● STATED PROBLEM: Restate each line of the listing exactly, without carrying over any pictures.

● PROVIDED MATERIAL:

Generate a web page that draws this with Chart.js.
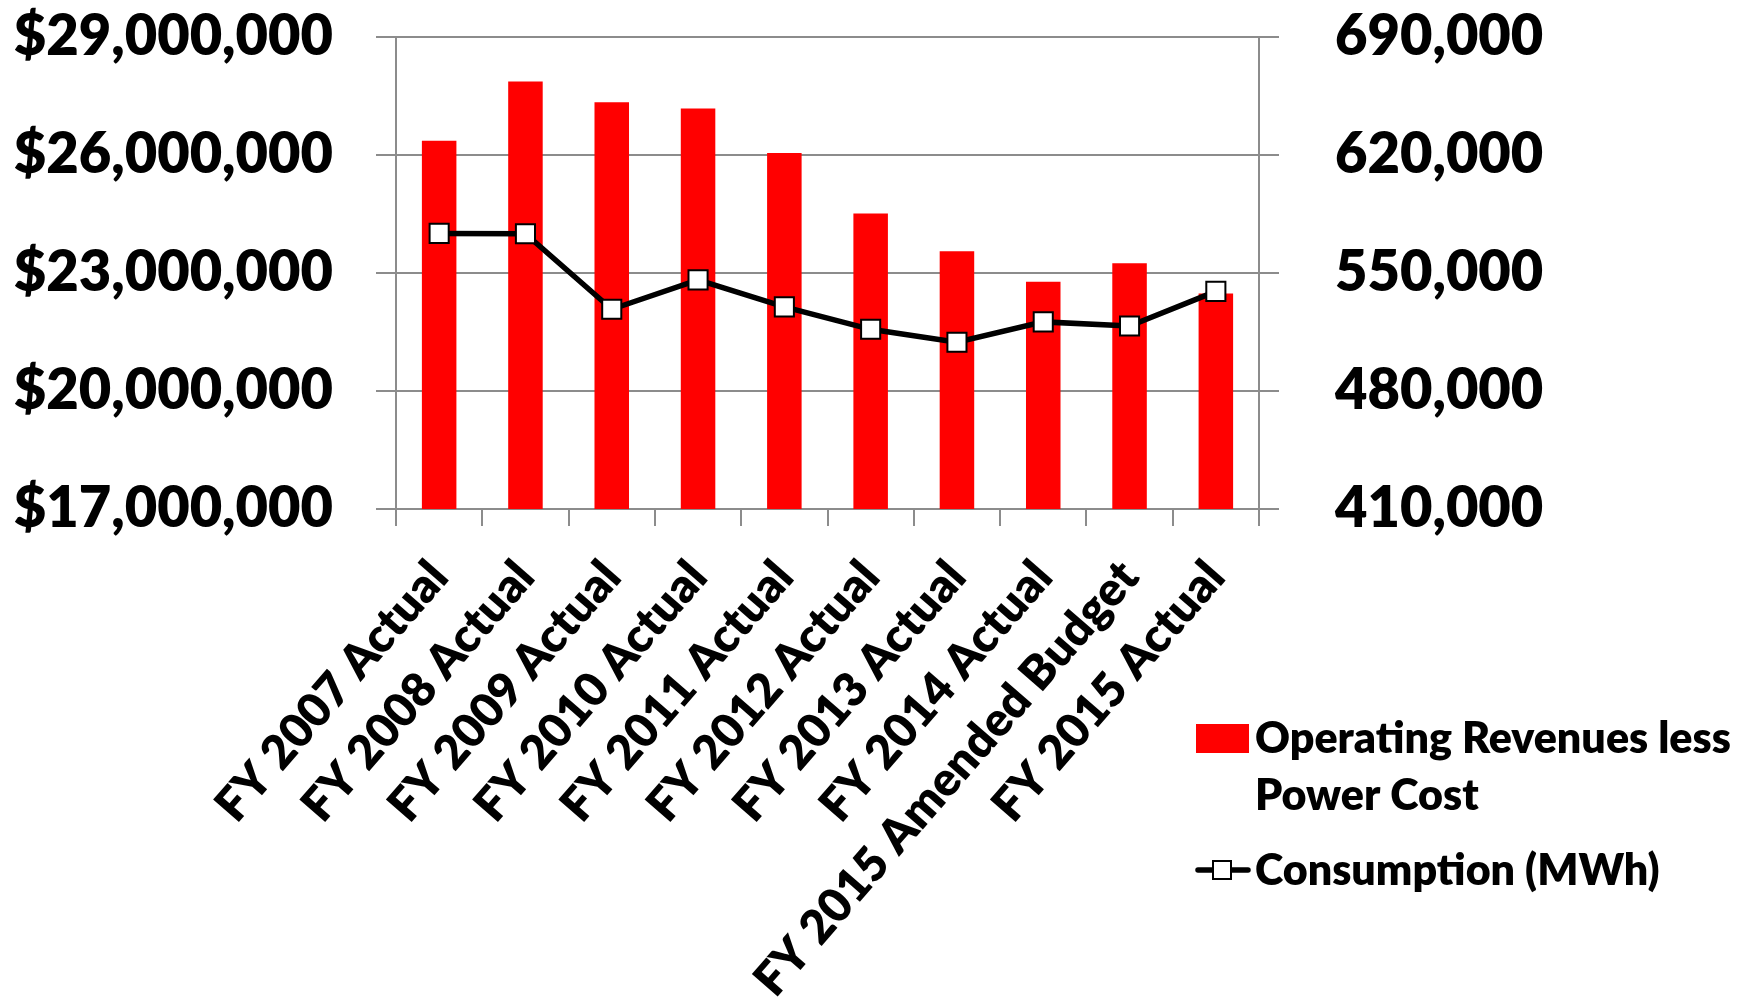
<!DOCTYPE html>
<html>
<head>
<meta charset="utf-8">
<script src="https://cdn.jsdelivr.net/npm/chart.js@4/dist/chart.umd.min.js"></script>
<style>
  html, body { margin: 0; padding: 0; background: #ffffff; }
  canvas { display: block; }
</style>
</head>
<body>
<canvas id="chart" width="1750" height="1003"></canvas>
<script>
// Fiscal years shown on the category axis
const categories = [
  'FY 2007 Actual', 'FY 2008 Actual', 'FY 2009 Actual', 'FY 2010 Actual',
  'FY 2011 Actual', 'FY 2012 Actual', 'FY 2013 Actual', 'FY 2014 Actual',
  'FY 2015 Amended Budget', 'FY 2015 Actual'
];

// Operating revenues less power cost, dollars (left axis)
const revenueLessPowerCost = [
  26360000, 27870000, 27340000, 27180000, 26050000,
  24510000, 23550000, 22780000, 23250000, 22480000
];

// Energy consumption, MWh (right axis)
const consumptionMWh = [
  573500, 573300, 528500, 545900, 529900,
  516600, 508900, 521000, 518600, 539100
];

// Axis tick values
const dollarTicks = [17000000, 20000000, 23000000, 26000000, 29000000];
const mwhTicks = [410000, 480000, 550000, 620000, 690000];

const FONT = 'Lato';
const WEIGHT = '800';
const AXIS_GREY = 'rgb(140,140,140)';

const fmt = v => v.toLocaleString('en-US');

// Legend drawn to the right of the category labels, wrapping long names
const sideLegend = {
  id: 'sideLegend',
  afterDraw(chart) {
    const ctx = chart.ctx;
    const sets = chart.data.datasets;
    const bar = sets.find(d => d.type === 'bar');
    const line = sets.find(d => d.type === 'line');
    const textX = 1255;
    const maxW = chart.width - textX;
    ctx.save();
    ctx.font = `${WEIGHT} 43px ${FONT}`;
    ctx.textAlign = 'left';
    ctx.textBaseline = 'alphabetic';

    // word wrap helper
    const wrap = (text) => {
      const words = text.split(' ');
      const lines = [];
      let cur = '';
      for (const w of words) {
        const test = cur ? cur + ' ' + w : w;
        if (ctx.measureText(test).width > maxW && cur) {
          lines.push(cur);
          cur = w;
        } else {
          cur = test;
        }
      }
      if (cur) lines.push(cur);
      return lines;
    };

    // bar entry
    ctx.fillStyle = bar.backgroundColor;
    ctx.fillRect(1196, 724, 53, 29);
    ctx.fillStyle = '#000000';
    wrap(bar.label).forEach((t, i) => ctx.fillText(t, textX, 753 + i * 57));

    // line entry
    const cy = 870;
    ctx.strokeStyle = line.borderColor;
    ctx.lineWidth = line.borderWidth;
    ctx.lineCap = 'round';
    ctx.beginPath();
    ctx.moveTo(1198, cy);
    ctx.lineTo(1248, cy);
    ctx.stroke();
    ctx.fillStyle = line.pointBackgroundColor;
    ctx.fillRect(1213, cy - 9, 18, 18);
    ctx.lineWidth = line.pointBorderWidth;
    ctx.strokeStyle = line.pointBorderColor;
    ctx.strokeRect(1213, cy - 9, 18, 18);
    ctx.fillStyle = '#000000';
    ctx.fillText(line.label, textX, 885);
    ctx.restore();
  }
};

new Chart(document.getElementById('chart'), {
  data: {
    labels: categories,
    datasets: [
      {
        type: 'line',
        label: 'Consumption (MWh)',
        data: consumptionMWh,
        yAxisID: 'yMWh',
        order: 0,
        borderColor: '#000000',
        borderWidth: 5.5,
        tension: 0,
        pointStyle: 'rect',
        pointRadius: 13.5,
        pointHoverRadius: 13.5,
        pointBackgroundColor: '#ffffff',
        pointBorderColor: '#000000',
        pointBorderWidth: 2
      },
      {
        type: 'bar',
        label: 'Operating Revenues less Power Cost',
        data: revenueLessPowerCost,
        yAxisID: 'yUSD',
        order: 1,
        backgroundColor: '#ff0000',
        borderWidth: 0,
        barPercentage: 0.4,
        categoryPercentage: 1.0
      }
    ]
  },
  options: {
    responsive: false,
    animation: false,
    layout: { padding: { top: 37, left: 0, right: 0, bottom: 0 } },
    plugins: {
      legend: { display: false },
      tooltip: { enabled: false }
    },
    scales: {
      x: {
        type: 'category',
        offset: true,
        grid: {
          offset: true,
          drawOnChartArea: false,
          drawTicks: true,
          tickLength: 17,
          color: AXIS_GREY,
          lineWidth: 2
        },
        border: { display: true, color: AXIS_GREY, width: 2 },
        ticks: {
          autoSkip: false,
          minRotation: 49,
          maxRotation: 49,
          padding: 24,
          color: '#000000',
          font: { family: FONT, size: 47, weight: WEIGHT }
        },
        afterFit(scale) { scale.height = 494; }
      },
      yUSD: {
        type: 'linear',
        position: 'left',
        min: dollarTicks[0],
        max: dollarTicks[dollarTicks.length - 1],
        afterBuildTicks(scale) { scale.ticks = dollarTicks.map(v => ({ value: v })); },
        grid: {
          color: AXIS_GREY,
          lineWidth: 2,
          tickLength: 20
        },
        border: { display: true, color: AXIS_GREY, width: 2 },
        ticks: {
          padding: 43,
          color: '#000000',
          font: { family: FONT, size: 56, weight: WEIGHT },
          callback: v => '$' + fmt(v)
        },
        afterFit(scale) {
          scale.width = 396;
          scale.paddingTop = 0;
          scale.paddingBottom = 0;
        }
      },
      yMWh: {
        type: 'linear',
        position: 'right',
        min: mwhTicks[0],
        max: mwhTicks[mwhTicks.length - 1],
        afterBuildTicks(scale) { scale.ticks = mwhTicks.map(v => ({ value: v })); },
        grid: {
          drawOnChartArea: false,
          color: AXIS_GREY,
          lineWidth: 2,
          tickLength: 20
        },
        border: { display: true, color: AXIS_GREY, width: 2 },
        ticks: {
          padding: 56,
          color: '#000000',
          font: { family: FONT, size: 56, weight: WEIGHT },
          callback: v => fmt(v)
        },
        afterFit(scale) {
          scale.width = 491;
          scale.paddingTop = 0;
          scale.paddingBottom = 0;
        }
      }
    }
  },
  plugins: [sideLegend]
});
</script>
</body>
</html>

● WRITTEN SOLUTION:
Generate a web page that draws this with Chart.js.
<!DOCTYPE html>
<html>
<head>
<meta charset="utf-8">
<script src="https://cdn.jsdelivr.net/npm/chart.js@4/dist/chart.umd.min.js"></script>
<style>
  html, body { margin: 0; padding: 0; background: #ffffff; }
  canvas { display: block; }
</style>
</head>
<body>
<canvas id="chart" width="1750" height="1003"></canvas>
<script>
// Fiscal years shown on the category axis
const categories = [
  'FY 2007 Actual', 'FY 2008 Actual', 'FY 2009 Actual', 'FY 2010 Actual',
  'FY 2011 Actual', 'FY 2012 Actual', 'FY 2013 Actual', 'FY 2014 Actual',
  'FY 2015 Amended Budget', 'FY 2015 Actual'
];

// Operating revenues less power cost, dollars (left axis)
const revenueLessPowerCost = [
  26360000, 27870000, 27340000, 27180000, 26050000,
  24510000, 23550000, 22780000, 23250000, 22480000
];

// Energy consumption, MWh (right axis)
const consumptionMWh = [
  573500, 573300, 528500, 545900, 529900,
  516600, 508900, 521000, 518600, 539100
];

// Axis tick values
const dollarTicks = [17000000, 20000000, 23000000, 26000000, 29000000];
const mwhTicks = [410000, 480000, 550000, 620000, 690000];

const FONT = 'Lato';
const WEIGHT = '800';
const AXIS_GREY = 'rgb(140,140,140)';

const fmt = v => v.toLocaleString('en-US');

// Legend drawn to the right of the category labels, wrapping long names
const sideLegend = {
  id: 'sideLegend',
  afterDraw(chart) {
    const ctx = chart.ctx;
    const sets = chart.data.datasets;
    const bar = sets.find(d => d.type === 'bar');
    const line = sets.find(d => d.type === 'line');
    const textX = 1255;
    const maxW = chart.width - textX;
    ctx.save();
    ctx.font = `${WEIGHT} 43px ${FONT}`;
    ctx.textAlign = 'left';
    ctx.textBaseline = 'alphabetic';

    // word wrap helper
    const wrap = (text) => {
      const words = text.split(' ');
      const lines = [];
      let cur = '';
      for (const w of words) {
        const test = cur ? cur + ' ' + w : w;
        if (ctx.measureText(test).width > maxW && cur) {
          lines.push(cur);
          cur = w;
        } else {
          cur = test;
        }
      }
      if (cur) lines.push(cur);
      return lines;
    };

    // bar entry
    ctx.fillStyle = bar.backgroundColor;
    ctx.fillRect(1196, 724, 53, 29);
    ctx.fillStyle = '#000000';
    wrap(bar.label).forEach((t, i) => ctx.fillText(t, textX, 753 + i * 57));

    // line entry
    const cy = 870;
    ctx.strokeStyle = line.borderColor;
    ctx.lineWidth = line.borderWidth;
    ctx.lineCap = 'round';
    ctx.beginPath();
    ctx.moveTo(1198, cy);
    ctx.lineTo(1248, cy);
    ctx.stroke();
    ctx.fillStyle = line.pointBackgroundColor;
    ctx.fillRect(1213, cy - 9, 18, 18);
    ctx.lineWidth = line.pointBorderWidth;
    ctx.strokeStyle = line.pointBorderColor;
    ctx.strokeRect(1213, cy - 9, 18, 18);
    ctx.fillStyle = '#000000';
    ctx.fillText(line.label, textX, 885);
    ctx.restore();
  }
};

new Chart(document.getElementById('chart'), {
  data: {
    labels: categories,
    datasets: [
      {
        type: 'line',
        label: 'Consumption (MWh)',
        data: consumptionMWh,
        yAxisID: 'yMWh',
        order: 0,
        borderColor: '#000000',
        borderWidth: 5.5,
        tension: 0,
        pointStyle: 'rect',
        pointRadius: 13.5,
        pointHoverRadius: 13.5,
        pointBackgroundColor: '#ffffff',
        pointBorderColor: '#000000',
        pointBorderWidth: 2
      },
      {
        type: 'bar',
        label: 'Operating Revenues less Power Cost',
        data: revenueLessPowerCost,
        yAxisID: 'yUSD',
        order: 1,
        backgroundColor: '#ff0000',
        borderWidth: 0,
        barPercentage: 0.4,
        categoryPercentage: 1.0
      }
    ]
  },
  options: {
    responsive: false,
    animation: false,
    layout: { padding: { top: 37, left: 0, right: 0, bottom: 0 } },
    plugins: {
      legend: { display: false },
      tooltip: { enabled: false }
    },
    scales: {
      x: {
        type: 'category',
        offset: true,
        grid: {
          offset: true,
          drawOnChartArea: false,
          drawTicks: true,
          tickLength: 17,
          color: AXIS_GREY,
          lineWidth: 2
        },
        border: { display: true, color: AXIS_GREY, width: 2 },
        ticks: {
          autoSkip: false,
          minRotation: 49,
          maxRotation: 49,
          padding: 24,
          color: '#000000',
          font: { family: FONT, size: 47, weight: WEIGHT }
        },
        afterFit(scale) { scale.height = 494; }
      },
      yUSD: {
        type: 'linear',
        position: 'left',
        min: dollarTicks[0],
        max: dollarTicks[dollarTicks.length - 1],
        afterBuildTicks(scale) { scale.ticks = dollarTicks.map(v => ({ value: v })); },
        grid: {
          color: AXIS_GREY,
          lineWidth: 2,
          tickLength: 20
        },
        border: { display: true, color: AXIS_GREY, width: 2 },
        ticks: {
          padding: 43,
          color: '#000000',
          font: { family: FONT, size: 56, weight: WEIGHT },
          callback: v => '$' + fmt(v)
        },
        afterFit(scale) {
          scale.width = 396;
          scale.paddingTop = 0;
          scale.paddingBottom = 0;
        }
      },
      yMWh: {
        type: 'linear',
        position: 'right',
        min: mwhTicks[0],
        max: mwhTicks[mwhTicks.length - 1],
        afterBuildTicks(scale) { scale.ticks = mwhTicks.map(v => ({ value: v })); },
        grid: {
          drawOnChartArea: false,
          color: AXIS_GREY,
          lineWidth: 2,
          tickLength: 20
        },
        border: { display: true, color: AXIS_GREY, width: 2 },
        ticks: {
          padding: 56,
          color: '#000000',
          font: { family: FONT, size: 56, weight: WEIGHT },
          callback: v => fmt(v)
        },
        afterFit(scale) {
          scale.width = 491;
          scale.paddingTop = 0;
          scale.paddingBottom = 0;
        }
      }
    }
  },
  plugins: [sideLegend]
});
</script>
</body>
</html>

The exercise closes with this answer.